Paragraphs and white space help organise the information into digestible sections. Headline statements to paragraphs can alert the reader to the main points in the summary and allow them to scan and find, more easily, the points that they are interested in.

However you decide to structure your summary, it needs to have a logical flow from the reader’s point of view.

When writing a plain English research summary, there are some golden rules that always work: short sentences are easier to read than long sentences, active sentences work better than passive sentences, and you should always keep the reader at the front of your mind.

Peter Rodgers, Features Editor, eLife Journal

Avoid jargon

A good summary leaves out unnecessary detail and jargon, and focuses on the main concepts that are relevant to the audience. Consider different ways to describe the science without the need for a complete summary of terms and definitions. When you must use scientific terms, define them and any other technical concepts you use, avoiding further terminology when doing so.

You should also remember that many words in general usage can have a particular meaning when used in a scientific context (for example, control, error and mutant), so take the time to consider whether your audience will understand your intended meaning, and consider your choice of words carefully. If it helps, use analogies or metaphors. The target audience might have an easier time grasping the science if you can relate it to a common scenario or experience. But make sure that analogies or metaphors don’t take over and confuse, rather than clarify.

Be balanced

Be accurate and honest in representing the science. You should aim to grab your audience’s attention but do not exaggerate the facts or weight of evidence.

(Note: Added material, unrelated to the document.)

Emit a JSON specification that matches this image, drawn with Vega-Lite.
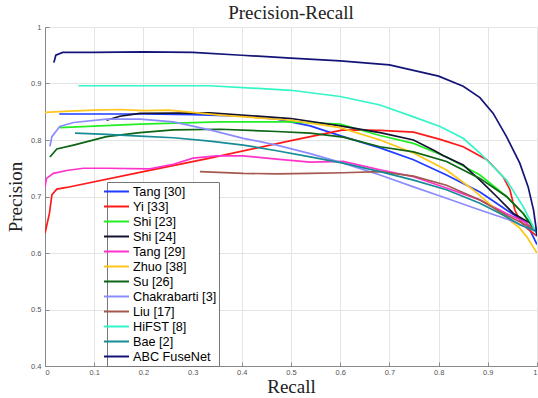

Ask yourself if you have any bias towards the research you are writing about. If you do, manage your views so that you communicate the science impartially. By all means convey excitement about the research findings, but also make sure that you mention any caveats or uncertainties. If you disagree with the findings you are writing about, set aside your views, describe the science objectively, and provide all relevant supporting evidence. If opposing scientific evidence is needed to give a balance and context for the research you are writing about, include it.

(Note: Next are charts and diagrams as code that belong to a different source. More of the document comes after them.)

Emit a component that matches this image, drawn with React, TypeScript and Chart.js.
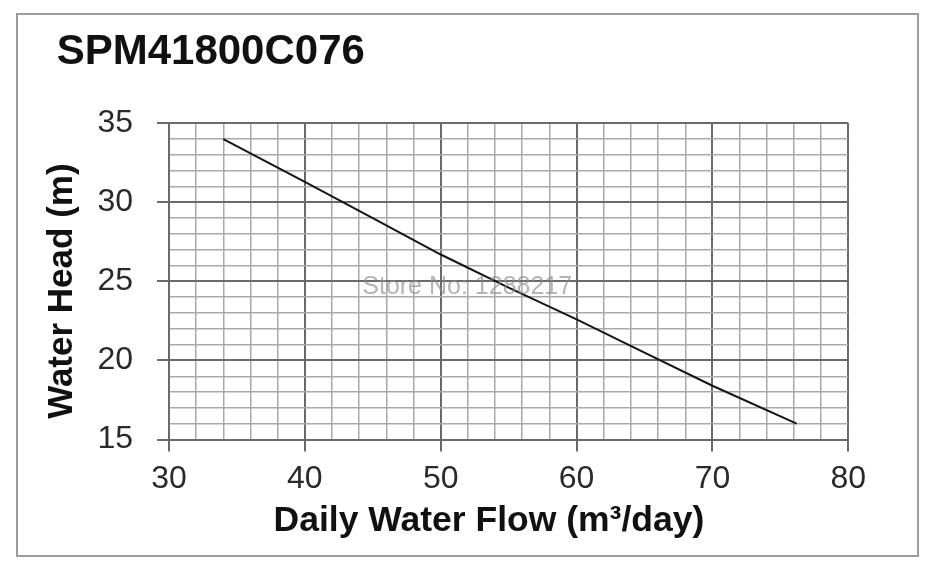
import { useEffect, useRef } from "react";
import { Chart, registerables, type ChartConfiguration, type Plugin } from "chart.js";

Chart.register(...registerables);

// pump curve
const flowValues = [34, 40, 45, 50, 55, 60, 65, 70, 76.2];
const headValues = [34, 31.3, 29.0, 26.7, 24.6, 22.6, 20.5, 18.4, 16.0];

const xTicks = [30, 40, 50, 60, 70, 80];
const yTicks = [15, 20, 25, 30, 35];

const chartTitle = "SPM41800C076";
const xTitle = "Daily Water Flow (m³/day)";
const yTitle = "Water Head (m)";
const watermark = "Store No: 1288217";

const FONT = "'Liberation Sans', Arial, sans-serif";
const MAJOR = "#6a6a6a";
const MINOR = "#a9a9a9";

const isMajorX = (v: number) => xTicks.includes(Math.round(v * 100) / 100);
const isMajorY = (v: number) => yTicks.includes(Math.round(v * 100) / 100);

const watermarkPlugin: Plugin = {
  id: "watermark",
  afterDraw(chart) {
    const { ctx, chartArea } = chart;
    ctx.save();
    ctx.font = `25px ${FONT}`;
    ctx.fillStyle = "rgba(140,140,140,0.65)";
    ctx.textAlign = "center";
    ctx.textBaseline = "middle";
    ctx.fillText(
      watermark,
      chartArea.left + chartArea.width * 0.439,
      chartArea.top + chartArea.height * 0.518
    );
    ctx.restore();
  },
};

export default function App() {
  const canvasRef = useRef<HTMLCanvasElement>(null);

  useEffect(() => {
    if (!canvasRef.current) return;

    const config: ChartConfiguration<"line"> = {
      type: "line",
      data: {
        datasets: [
          {
            label: yTitle,
            data: flowValues.map((x, i) => ({ x, y: headValues[i] })),
            borderColor: "#151515",
            borderWidth: 2,
            pointRadius: 0,
            tension: 0,
          },
        ],
      },
      options: {
        animation: false,
        responsive: true,
        maintainAspectRatio: false,
        layout: { padding: { left: 45, right: 86.7, top: 0, bottom: 29 } },
        plugins: {
          legend: { display: false },
          tooltip: { enabled: false },
          title: {
            display: true,
            text: " " + chartTitle,
            align: "start",
            color: "#111",
            font: { family: FONT, size: 42, weight: "bold", lineHeight: 1 },
            padding: { top: 31.5, bottom: 49.8 },
          },
        },
        scales: {
          x: {
            type: "linear",
            min: 30,
            max: 80,
            border: { color: MAJOR, width: 2 },
            grid: {
              color: (c) => (isMajorX(c.tick.value) ? MAJOR : MINOR),
              lineWidth: (c) => (isMajorX(c.tick.value) ? 2 : 1.5),
              tickColor: (c) => (isMajorX(c.tick.value) ? MAJOR : "transparent"),
              tickLength: 12,
              tickWidth: 2,
            },
            ticks: {
              stepSize: 2,
              autoSkip: false,
              maxRotation: 0,
              padding: 12,
              color: "#2a2a2a",
              font: { family: FONT, size: 32, lineHeight: 1 },
              callback: (v) => (isMajorX(Number(v)) ? String(v) : ""),
            },
            title: {
              display: true,
              text: xTitle + "    ",
              color: "#111",
              font: { family: FONT, size: 35.5, weight: "bold", lineHeight: 1 },
              padding: { top: -4, bottom: 4 },
            },
          },
          y: {
            type: "linear",
            min: 15,
            max: 35,
            border: { color: MAJOR, width: 2 },
            grid: {
              color: (c) => (isMajorY(c.tick.value) ? MAJOR : MINOR),
              lineWidth: (c) => (isMajorY(c.tick.value) ? 2 : 1.5),
              tickColor: (c) => (isMajorY(c.tick.value) ? MAJOR : "transparent"),
              tickLength: 12,
              tickWidth: 2,
            },
            ticks: {
              stepSize: 1,
              autoSkip: false,
              padding: 24,
              color: "#2a2a2a",
              font: { family: FONT, size: 32, lineHeight: 1 },
              callback: (v) => (isMajorY(Number(v)) ? String(v) : ""),
            },
            title: {
              display: true,
              text: yTitle + "  ",
              color: "#111",
              font: { family: FONT, size: 35, weight: "bold", lineHeight: 1 },
              padding: { top: 0, bottom: -6.6 },
            },
          },
        },
      },
      plugins: [watermarkPlugin],
    };

    const chart = new Chart(canvasRef.current, config);
    return () => chart.destroy();
  }, []);

  return (
    <div
      style={{
        position: "absolute",
        left: 0,
        top: 0,
        width: 935,
        height: 572,
        background: "#fff",
      }}
    >
      <canvas ref={canvasRef} />
      <div
        style={{
          position: "absolute",
          left: 16,
          top: 13,
          width: 903,
          height: 544,
          boxSizing: "border-box",
          border: "2px solid #9c9c9c",
          pointerEvents: "none",
        }}
      />
    </div>
  );
}
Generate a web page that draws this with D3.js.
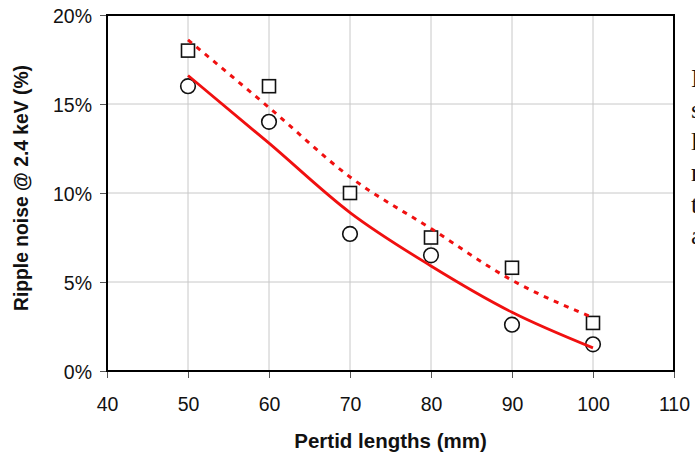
<!DOCTYPE html>
<html>
<head>
<meta charset="utf-8">
<script src="https://cdn.jsdelivr.net/npm/d3@7"></script>
<style>
  html, body { margin: 0; padding: 0; background: #fff; overflow: hidden; }
  svg { display: block; }
</style>
</head>
<body>
<script>
// Pertid length (mm) for each measurement
const lengths = [50, 60, 70, 80, 90, 100];
// Measured ripple noise (%), two configurations
const squareValues = [18.0, 16.0, 10.0, 7.5, 5.8, 2.7];
const circleValues = [16.0, 14.0, 7.7, 6.5, 2.6, 1.5];
// Trend curves sampled at the same lengths
const dashedTrend = [18.6, 14.8, 10.9, 8.0, 5.1, 3.0];
const solidTrend = [16.6, 12.8, 8.9, 5.9, 3.3, 1.3];
// Axis ticks
const xTicks = [40, 50, 60, 70, 80, 90, 100, 110];
const yTicks = [0, 5, 10, 15, 20];
// Neighbouring column of running text
const sideLetters = ["I", "s", "l", "r", "t", "a"];

const W = 695, H = 452;
const margin = { top: 15, right: 21, bottom: 81, left: 107 };
const iw = W - margin.left - margin.right;
const ih = H - margin.top - margin.bottom;

const svg = d3.select("body").append("svg").attr("width", W).attr("height", H);
const g = svg.append("g").attr("transform", `translate(${margin.left},${margin.top})`);

const x = d3.scaleLinear().domain([40, 110]).range([0, iw]);
const y = d3.scaleLinear().domain([0, 20]).range([ih, 0]);

// grid
g.append("g").selectAll("line.v").data(xTicks.slice(1, -1)).join("line")
  .attr("x1", d => x(d)).attr("x2", d => x(d)).attr("y1", 0).attr("y2", ih)
  .attr("stroke", "#c8c8c8").attr("stroke-width", 1);
g.append("g").selectAll("line.h").data(yTicks.slice(1, -1)).join("line")
  .attr("y1", d => y(d)).attr("y2", d => y(d)).attr("x1", 0).attr("x2", iw)
  .attr("stroke", "#c8c8c8").attr("stroke-width", 1);

// axes
const font = "'Liberation Sans', Arial, sans-serif";
const xAxis = g.append("g").attr("transform", `translate(0,${ih})`)
  .call(d3.axisBottom(x).tickValues(xTicks).tickSize(7).tickSizeOuter(0).tickPadding(19));
const yAxis = g.append("g")
  .call(d3.axisLeft(y).tickValues(yTicks).tickSize(7).tickSizeOuter(0).tickPadding(8)
    .tickFormat(d => d + "%"));
[xAxis, yAxis].forEach(a => {
  a.select(".domain").remove();
  a.selectAll(".tick line").attr("stroke", "#555").attr("stroke-width", 1);
  a.selectAll(".tick text").attr("fill", "#111").style("font-family", font).style("font-size", "19.5px");
});
yAxis.selectAll(".tick text").attr("dy", "0.36em");

// frame
g.append("rect").attr("x", 0).attr("y", 0).attr("width", iw).attr("height", ih)
  .attr("fill", "none").attr("stroke", "#000").attr("stroke-width", 2);

// markers
const sq = 13;
g.append("g").selectAll("rect").data(lengths).join("rect")
  .attr("x", (d) => x(d) - sq / 2)
  .attr("y", (d, i) => y(squareValues[i]) - sq / 2)
  .attr("width", sq).attr("height", sq)
  .attr("fill", "#fff").attr("stroke", "#111").attr("stroke-width", 1.6);
g.append("g").selectAll("circle").data(lengths).join("circle")
  .attr("cx", d => x(d))
  .attr("cy", (d, i) => y(circleValues[i]))
  .attr("r", 7.3)
  .attr("fill", "#fff").attr("stroke", "#111").attr("stroke-width", 1.6);

// trend curves
const line = d3.line().x(d => x(d[0])).y(d => y(d[1])).curve(d3.curveMonotoneX);
g.append("path").datum(lengths.map((d, i) => [d, dashedTrend[i]]))
  .attr("d", line).attr("fill", "none").attr("stroke", "#f01010")
  .attr("stroke-width", 3).attr("stroke-dasharray", "5,6");
g.append("path").datum(lengths.map((d, i) => [d, solidTrend[i]]))
  .attr("d", line).attr("fill", "none").attr("stroke", "#f01010")
  .attr("stroke-width", 2.8);

// axis titles
svg.append("text")
  .attr("x", margin.left + iw / 2).attr("y", 448)
  .attr("text-anchor", "middle")
  .style("font-family", font).style("font-weight", "bold").style("font-size", "20.5px")
  .attr("fill", "#111")
  .text("Pertid lengths (mm)");
svg.append("text")
  .attr("transform", `translate(28,${188}) rotate(-90)`)
  .attr("text-anchor", "middle")
  .style("font-family", font).style("font-weight", "bold").style("font-size", "19.3px")
  .attr("fill", "#111")
  .text("Ripple noise @ 2.4 keV (%)");

// side text column
svg.append("g").selectAll("text").data(sideLetters).join("text")
  .attr("x", 691).attr("y", (d, i) => 87 + i * 31.4)
  .style("font-family", "'Liberation Serif', 'Times New Roman', serif")
  .style("font-size", "26px").attr("fill", "#111")
  .text(d => d);
</script>
</body>
</html>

We are increasingly seeing early career researchers put science and evidence in the hands of the public, by demystifying how science works: including statistics, peer review and different types of studies.
Access to Understanding is a fantastic initiative to support early career researchers communicate scientific research so that it can reach more people.

Voice of Young Science

Tone is crucial

Don’t patronise your audience. Use language precisely and concisely to convey the information. Don’t fall into the trap of keeping the scientific content simple, but then using unnecessarily elaborate language and phrasing for the piece as a whole. Use short sentences and an active tone to connect with your reader. Read other plain-English science summaries to identify an appropriate tone and style.

Get feedback and use it

You should allow time for at least a second draft. Ask people who have no professional knowledge of the science to provide feedback. Give them some guidance on what you want to find out.

Did they understand it? Does it make sense to them? Did they find it easy to read?

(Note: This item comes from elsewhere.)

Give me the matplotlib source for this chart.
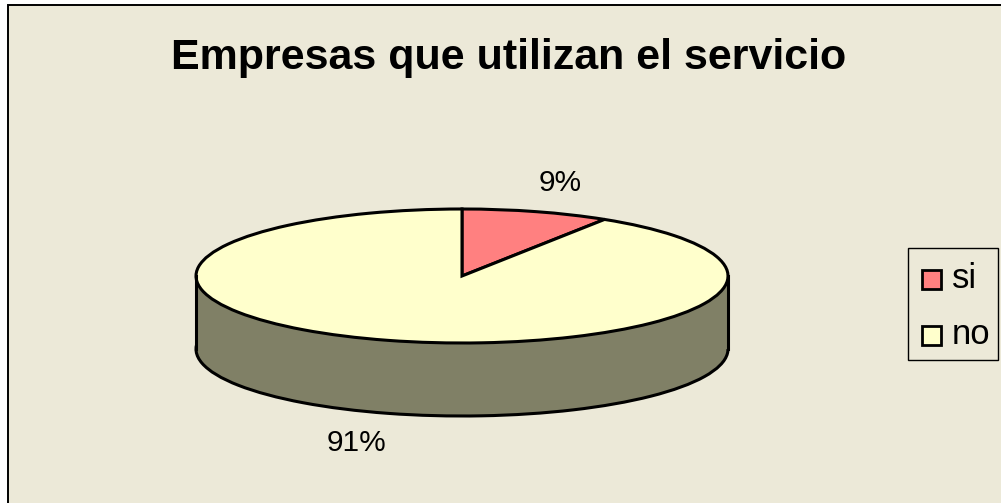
import matplotlib
matplotlib.use("Agg")
import matplotlib.pyplot as plt
from matplotlib.patches import Rectangle

title = "Empresas que utilizan el servicio"
categories = ["si", "no"]
values = [9, 91]
value_labels = ["9%", "91%"]
colors = ["#FF8080", "#FFFFCC"]
side_color = "#808066"
bg_color = "#ECE9D8"

W, H = 1001, 503
plt.rcParams['font.family'] = ['Liberation Sans', 'DejaVu Sans']

fig = plt.figure(figsize=(W / 100, H / 100), dpi=100, facecolor="white")

# panel background with the dark top/left edge
fig.patches.append(Rectangle((7.5 / W, -0.01), 1.01, 1.01 - 4.5 / H, transform=fig.transFigure,
                             facecolor=bg_color, edgecolor="black", linewidth=1.4, zorder=-5))

# pie is squashed, top ellipse 134px high, 73px of depth below it
depth = 73 / 67
ax = fig.add_axes([196 / W, (H - 416) / H, 532 / W, 207 / H])

# bottom face, wall, then top face
ax.pie(values, center=(0, -depth), startangle=90, counterclock=False, colors=[side_color] * 2,
       wedgeprops=dict(edgecolor="black", linewidth=2.2), radius=1, frame=True)
ax.add_patch(Rectangle((-1, -depth), 2, depth, facecolor=side_color, edgecolor="none"))
ax.add_patch(Rectangle((-0.99, -depth - 0.1), 1.98, 0.2, facecolor=side_color, edgecolor="none"))
ax.plot([-1, -1], [-depth, 0], color="black", lw=2.2)
ax.plot([1, 1], [-depth, 0], color="black", lw=2.2)
wedges, _ = ax.pie(values, startangle=90, counterclock=False, colors=colors,
                   wedgeprops=dict(edgecolor="black", linewidth=2.2, joinstyle="miter"), radius=1, frame=True)
ax.set_aspect("auto")
ax.set_xlim(-1, 1)
ax.set_ylim(-1 - depth, 1)
ax.axis("off")
for a in ax.get_children():
    a.set_clip_on(False)

fig.text(509 / W, 1 - 58 / H, title, ha="center", va="center", fontsize=31, fontweight="bold", color="black")
fig.text(560 / W, 1 - 183 / H, value_labels[0], ha="center", va="center", fontsize=21.5, color="black")
fig.text(356 / W, 1 - 443 / H, value_labels[1], ha="center", va="center", fontsize=21.5, color="black")

# legend box, placed by hand to hit the original pixel box
fig.patches.append(Rectangle((908 / W, 1 - 360 / H), 90 / W, 112 / H, transform=fig.transFigure,
                             facecolor=bg_color, edgecolor="black", linewidth=1.0))
for i, (cat, col) in enumerate(zip(categories, colors)):
    yc = 279 + i * 56
    fig.patches.append(Rectangle((922 / W, 1 - (yc + 9.5) / H), 19 / W, 19 / H, transform=fig.transFigure,
                                 facecolor=col, edgecolor="black", linewidth=2.0))
    fig.text(952 / W, 1 - (yc + 9) / H, cat, ha="left", va="baseline", fontsize=25, color="black")

fig.savefig("out.png", dpi=100, facecolor=fig.get_facecolor())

Was it interesting? Did they learn anything new? Did it make them want to find out more?

Did they appreciate the context, implications and limitations?

Do they now feel able to explain the research to someone else?

Take their feedback seriously. Step back from what you have written and consider their views. You may think what you have written is perfect but if it’s not working for them, it’s likely other readers will find the same. Redraft and retest with readers as needed.

Submitting your summary

If you have written your summary for a particular publication or organisation, make sure that you are aware of any specific guidelines to authors. You don’t want to have crafted a brilliant summary that you cannot submit because it goes over the allowed word count, is incorrectly formatted, or is not suitable for an audience given in their guidance. Check and recheck spelling and grammar.